A fascinating encounter between old-world opulence and modern musicianship

Gil Shaham: Mozart

The Strad Issue: May 2022

Description: A fascinating encounter between old-world opulence and modern musicianship

Musicians: Gil Shaham (violin) SWR Symphony Orchestra/Nicholas McGegan

Works: Mozart: Violin Concertos: no.1 in B flat major K207, no.2 in D major K211, no.3 in G major K216, no.4 in D major K218, no.5 in A major K219 ‘Turkish’; Adagio in E major K261; Rondo in C major K373

Catalogue number: SWR MUSIC SWR19113CD (2 CDS)

Pair Gil Shaham with a versatile orchestra directed by such an enlightened musician as Nicholas McGegan and the outcome is a pragmatic hybrid of historical and traditional performance styles. Shaham, playing the ‘Countess Polignac’ Stradivari, is reasonably attuned to Classical decorum, save for some indulgent touches of vibrato and portamento, particularly in the slow movements, and he gives accurate, polished accounts of all five concertos, effortlessly rattling off the outer movements’ solo passages with fleet fingerwork, light bowing, subtle inflections and crystal-clear articulation.

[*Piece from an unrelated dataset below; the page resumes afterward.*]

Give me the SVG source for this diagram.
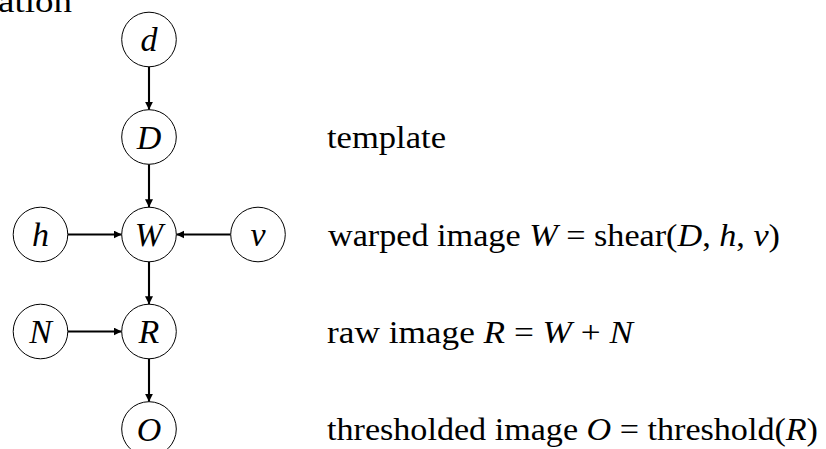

Striking, too, are his poised, lyrical accounts of the central slow movements, most notably of K218, with its chirpy second idea and magically hushed final solo passage. The rondo finales are characterised by their exuberance and sheer fun, most notably that of K219, in which a gentle minuet section is interrupted by the fiery ‘Turkish’ episode, spiced up by snarling crescendos and double basses playing percussively coll’arco al rovescio. Shaham takes occasional liberties with the printed text and adds a modicum of tasteful extempore embellishment. Cadenzas, though, are largely overlong and anachronistic, as are most of the Eingänge (lead-ins); but some do fit the bill handsomely, most notably in the Rondeau of K219.

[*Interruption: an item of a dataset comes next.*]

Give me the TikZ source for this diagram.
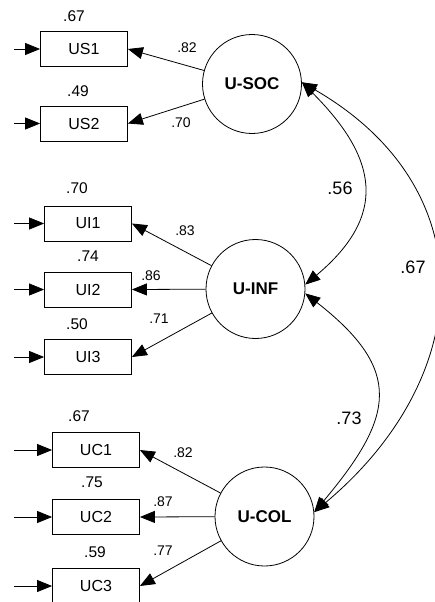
\documentclass[tikz,border=0pt]{standalone}
\usepackage{fontspec}
\setmainfont{Liberation Sans}
\usetikzlibrary{arrows.meta}
\begin{document}
\begin{tikzpicture}[x=1pt,y=1pt,
  every node/.style={inner sep=0pt},
  obs/.style={draw, line width=0.8pt, minimum width=87pt, minimum height=35pt, font=\fontsize{16}{18}\selectfont},
  lat/.style={draw, circle, line width=0.8pt, minimum size=99pt, font=\fontsize{17}{19}\selectfont\bfseries},
  rsq/.style={font=\fontsize{15.5}{17}\selectfont},
  lod/.style={font=\fontsize{14}{16}\selectfont},
  cov/.style={font=\fontsize{18}{20}\selectfont},
  arr/.style={line width=0.8pt, -{Triangle[length=15pt,width=12pt]}},
  darr/.style={line width=0.8pt, {Triangle[length=15pt,width=12pt]}-{Triangle[length=15pt,width=12pt]}}]
\clip (0,0) rectangle (435,-602);
\fill[white] (0,0) rectangle (435,-602);

% latent variables
\node[lat] (soc) at (252,-84) {U-SOC};
\node[lat] (inf) at (255.5,-289) {U-INF};
\node[lat] (col) at (264.5,-516.5) {U-COL};

% observed variables
\node[obs] (us1) at (84,-49) {US1};
\node[obs] (us2) at (84,-123.5) {US2};
\node[obs] (ui1) at (88,-223.5) {UI1};
\node[obs] (ui2) at (88,-289.5) {UI2};
\node[obs] (ui3) at (88,-357) {UI3};
\node[obs] (uc1) at (96,-450) {UC1};
\node[obs] (uc2) at (96,-517) {UC2};
\node[obs] (uc3) at (96,-586) {UC3};

% free ends of error arrows
\coordinate (e1) at (14,-49);
\coordinate (e2) at (14,-123.5);
\coordinate (e3) at (14,-223.5);
\coordinate (e4) at (14,-289.5);
\coordinate (e5) at (14,-357);
\coordinate (e6) at (14,-450);
\coordinate (e7) at (14,-517);
\coordinate (e8) at (14,-586);

\draw[arr] (e1) -- (us1.west);
\draw[arr] (e2) -- (us2.west);
\draw[arr] (e3) -- (ui1.west);
\draw[arr] (e4) -- (ui2.west);
\draw[arr] (e5) -- (ui3.west);
\draw[arr] (e6) -- (uc1.west);
\draw[arr] (e7) -- (uc2.west);
\draw[arr] (e8) -- (uc3.west);

% loadings
\draw[arr] (soc) -- (us1.east);
\draw[arr] (soc) -- (us2.east);
\draw[arr] (inf) -- (ui1.east);
\draw[arr] (inf) -- (ui2.east);
\draw[arr] (inf) -- (ui3.east);
\draw[arr] (col) -- (uc1.east);
\draw[arr] (col) -- (uc2.east);
\draw[arr] (col) -- (uc3.east);

% covariances
\draw[darr] (soc.2) .. controls +(-45:108) and +(40:108) .. (inf.5);
\draw[darr] (inf.-5) .. controls +(-38:125) and +(50:125) .. (col.5);
\draw[darr] (soc.2) .. controls +(-30:212) and +(40:212) .. (col.5);

% squared multiple correlations
\node[rsq] (r1) at (74,-16) {.67};
\node[rsq] (r2) at (78,-91) {.49};
\node[rsq] (r3) at (77,-188) {.70};
\node[rsq] (r4) at (88,-256) {.74};
\node[rsq] (r5) at (77,-324) {.50};
\node[rsq] (r6) at (79,-416) {.67};
\node[rsq] (r7) at (92,-482) {.75};
\node[rsq] (r8) at (95,-552) {.59};

% loading labels
\node[lod] (l1) at (187,-48) {.82};
\node[lod] (l2) at (181,-123) {.70};
\node[lod] (l3) at (185,-231) {.83};
\node[lod] (l4) at (151,-276) {.86};
\node[lod] (l5) at (159,-319) {.71};
\node[lod] (l6) at (183,-453) {.82};
\node[lod] (l7) at (163,-502) {.87};
\node[lod] (l8) at (163,-551) {.77};

% covariance labels
\node[cov] (c1) at (340,-188) {.56};
\node[cov] (c2) at (413,-267) {.67};
\node[cov] (c3) at (349,-418) {.73};
\end{tikzpicture}
\end{document}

The makeweights in this package, the single-movement Rondo K373 and the Adagio K261, are both elegantly delivered. The orchestral contribution, which is especially commendable for its detail in K211, is consistently alert, neat and buoyant, with the pairs of horns and oboes ideally balanced against the modestly sized string ensemble. The studio recording leaves little to be desired.